Dr. Jana Neiss, director of S&T’s Teacher Education Program, says that by offering the elementary education certification, S&T students will have a chance to work with the “very effective science and math teachers that we already have in Rolla schools.”
Neiss was approached by the Missouri DESE about creating the elementary education program in 2011. At the time, Missouri S&T had recently reaccredited its secondary education program, which began more than 30 years ago.
“They said, ‘there is a need for a STEM-focused elementary education program in the state of Missouri, and we think you are the ones to do it,’” says Neiss. “I did some checking and found that less than
4 percent of the students in teacher education programs throughout Missouri choose math and science as their area of concentration. It seemed like a good fit for S&T.”
Neiss says students will have an opportunity to work with the university’s STEM-focused summer camps and with Project Lead The Way, a program that provides science and engineering education in elementary, middle and high schools throughout the nation.

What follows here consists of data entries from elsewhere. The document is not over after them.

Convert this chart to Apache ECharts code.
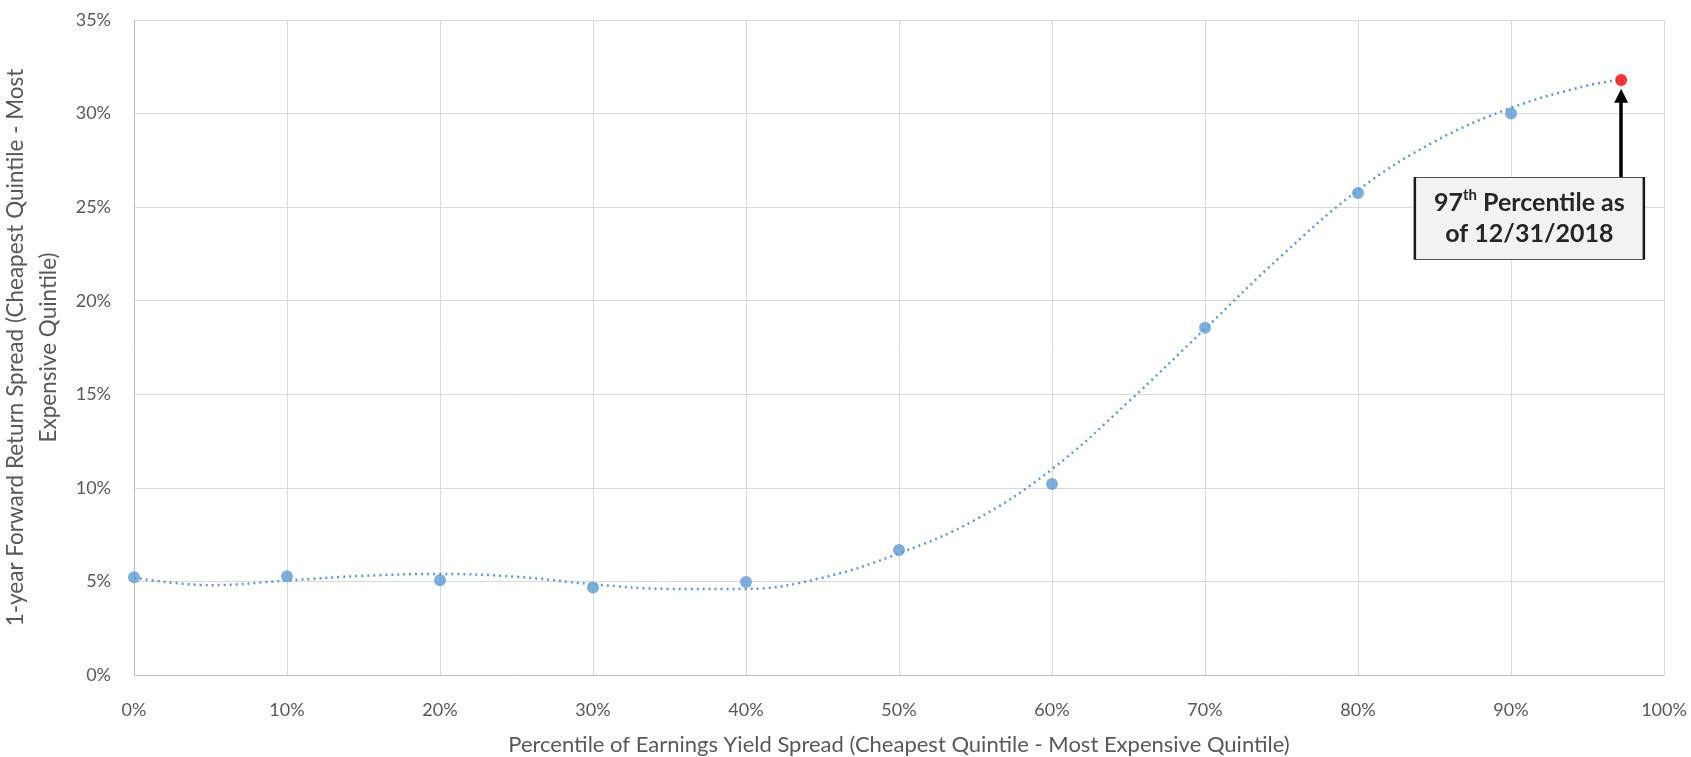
<!DOCTYPE html>
<html>
<head>
<meta charset="utf-8">
<script src="https://cdn.jsdelivr.net/npm/echarts@6/dist/echarts.min.js"></script>
<style>
html,body{margin:0;padding:0;background:#fff;}
#chart{width:1691px;height:757px;}
</style>
</head>
<body>
<div id="chart"></div>
<script>
// ---- data ----
const pctX = [0, 10, 20, 30, 40, 50, 60, 70, 80, 90];
const spreadReturns = [5.22, 5.28, 5.06, 4.68, 4.97, 6.68, 10.2, 18.55, 25.75, 30.0];
const currentX = [97.2];
const currentY = [31.8];
const trendX = [0, 5, 10, 15, 20, 25, 30, 35, 40, 45, 50, 55, 60, 65, 70, 75, 80, 85, 90, 95, 97.2];
const trendY = [5.2, 4.8, 5.05, 5.3, 5.4, 5.25, 4.85, 4.6, 4.6, 5.2, 6.5, 8.3, 11.0, 14.6, 18.5, 22.4, 25.9, 28.5, 30.3, 31.5, 31.8];
const yTicks = [0, 5, 10, 15, 20, 25, 30, 35];
const xTicks = [0, 10, 20, 30, 40, 50, 60, 70, 80, 90, 100];
const xTitle = 'Percentile of Earnings Yield Spread (Cheapest Quintile - Most Expensive Quintile)';
const yTitle = '1-year Forward Return Spread (Cheapest Quintile - Most\nExpensive Quintile)';
const noteLine1 = ['97', 'th', ' Percentile as'];
const noteLine2 = 'of 12/31/2018';
const noteBox = [91.2, 24.4];
const arrowFrom = [97.2, 26.6];
const arrowTo = [97.2, 30.95];

const font = 'Lato, "Open Sans", sans-serif';
const chart = echarts.init(document.getElementById('chart'), null, {renderer: 'canvas'});

const option = {
  animation: false,
  backgroundColor: '#ffffff',
  grid: {left: 134, right: 27, top: 20, bottom: 82, containLabel: false, outerBoundsMode: 'none'},
  xAxis: {
    type: 'value', min: xTicks[0], max: xTicks[xTicks.length - 1], interval: 10,
    name: xTitle, nameLocation: 'middle', nameGap: 59,
    nameTextStyle: {fontFamily: font, fontSize: 22, color: '#595959'},
    axisLine: {show: true, lineStyle: {color: '#bfbfbf', width: 1}},
    axisTick: {show: false},
    splitLine: {show: true, lineStyle: {color: '#d9d9d9', width: 1}},
    axisLabel: {formatter: '{value}%', fontFamily: font, fontSize: 18, color: '#595959', margin: 26}
  },
  yAxis: {
    type: 'value', min: yTicks[0], max: yTicks[yTicks.length - 1], interval: 5,
    name: yTitle, nameLocation: 'middle', nameGap: 67, nameRotate: 90,
    nameTextStyle: {fontFamily: font, fontSize: 22.5, color: '#595959', lineHeight: 33, align: 'center'},
    axisLine: {show: true, lineStyle: {color: '#bfbfbf', width: 1}},
    axisTick: {show: false},
    splitLine: {show: true, lineStyle: {color: '#d9d9d9', width: 1}},
    axisLabel: {formatter: '{value}%', fontFamily: font, fontSize: 18, color: '#595959', margin: 23}
  },
  series: [
    {
      name: 'trend', type: 'line', smooth: 0.4,
      data: trendX.map((x, i) => [x, trendY[i]]),
      showSymbol: false, symbol: 'none',
      lineStyle: {color: '#5b9bd5', width: 2.5, type: [2, 4]},
      z: 2
    },
    {
      name: 'points', type: 'scatter',
      data: pctX.map((x, i) => [x, spreadReturns[i]]),
      symbol: 'circle', symbolSize: 12,
      itemStyle: {color: '#5b9bd5'},
      z: 3
    },
    {
      name: 'current', type: 'scatter',
      data: currentX.map((x, i) => [x, currentY[i]]),
      symbol: 'circle', symbolSize: 12,
      itemStyle: {color: '#ff0000'},
      z: 4,
      markLine: {
        silent: true, animation: false,
        symbol: ['none', 'triangle'], symbolSize: [14, 14],
        label: {show: false},
        lineStyle: {color: '#000000', width: 3.5, type: 'solid'},
        data: [[{coord: arrowFrom}, {coord: arrowTo}]]
      },
      markPoint: {
        silent: true, animation: false,
        data: [{
          coord: noteBox,
          symbol: 'rect', symbolSize: [229, 82],
          itemStyle: {color: '#f2f2f2', borderColor: '#1a1a1a', borderWidth: 1.5},
          label: {
            show: true, position: 'inside',
            formatter: '{b|' + noteLine1[0] + '}{s|' + noteLine1[1] + '}{b|' + noteLine1[2] + '}\n{b|' + noteLine2 + '}',
            rich: {
              b: {fontFamily: font, fontWeight: 'bold', fontSize: 25, color: '#262626', lineHeight: 31},
              s: {fontFamily: font, fontWeight: 'bold', fontSize: 15, color: '#262626', lineHeight: 31, verticalAlign: 'top', padding: [0, 0, 10, 0]}
            }
          }
        }]
      }
    }
  ]
};
chart.setOption(option);
</script>
</body>
</html>
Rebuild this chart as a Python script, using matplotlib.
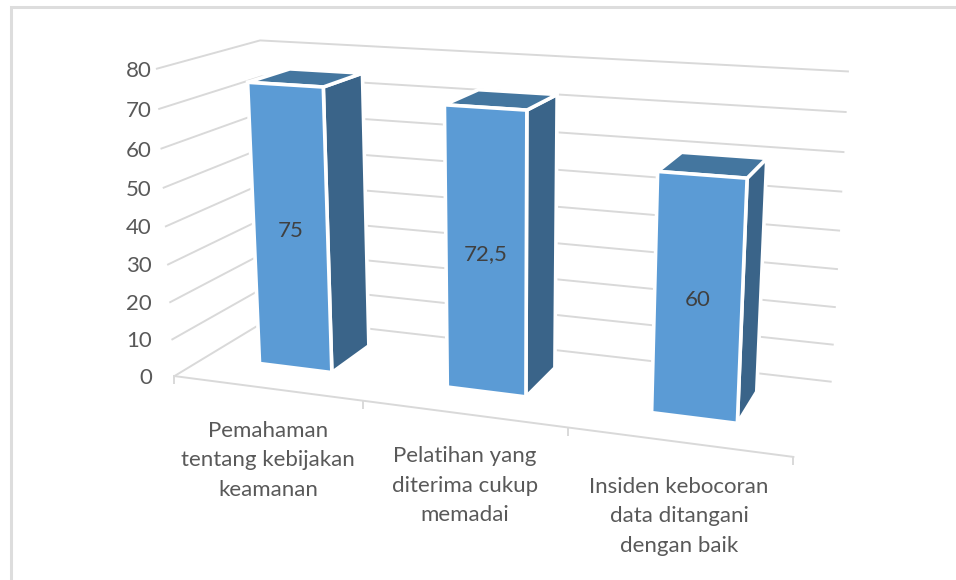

The elementary education program will be closely aligned with Missouri S&T’s new multidisciplinary studies degree program that began in January. Students will earn a bachelor of arts degree in multidisciplinary studies with a teaching certificate for elementary education.
“This degree requires computer science and statistics courses — just two examples of courses not typically found in most elementary ed programs,” says Neiss.
Students in the program must choose a concentration in math or science, or both. “We’ll also offer areas of concentration in social studies and English, but if students select those areas, they will still be required to include math or science,” says Neiss.
The program will also offer training for current teachers and S&T students through the South-Central Regional Professional Development Center, which is located on the Missouri S&T campus.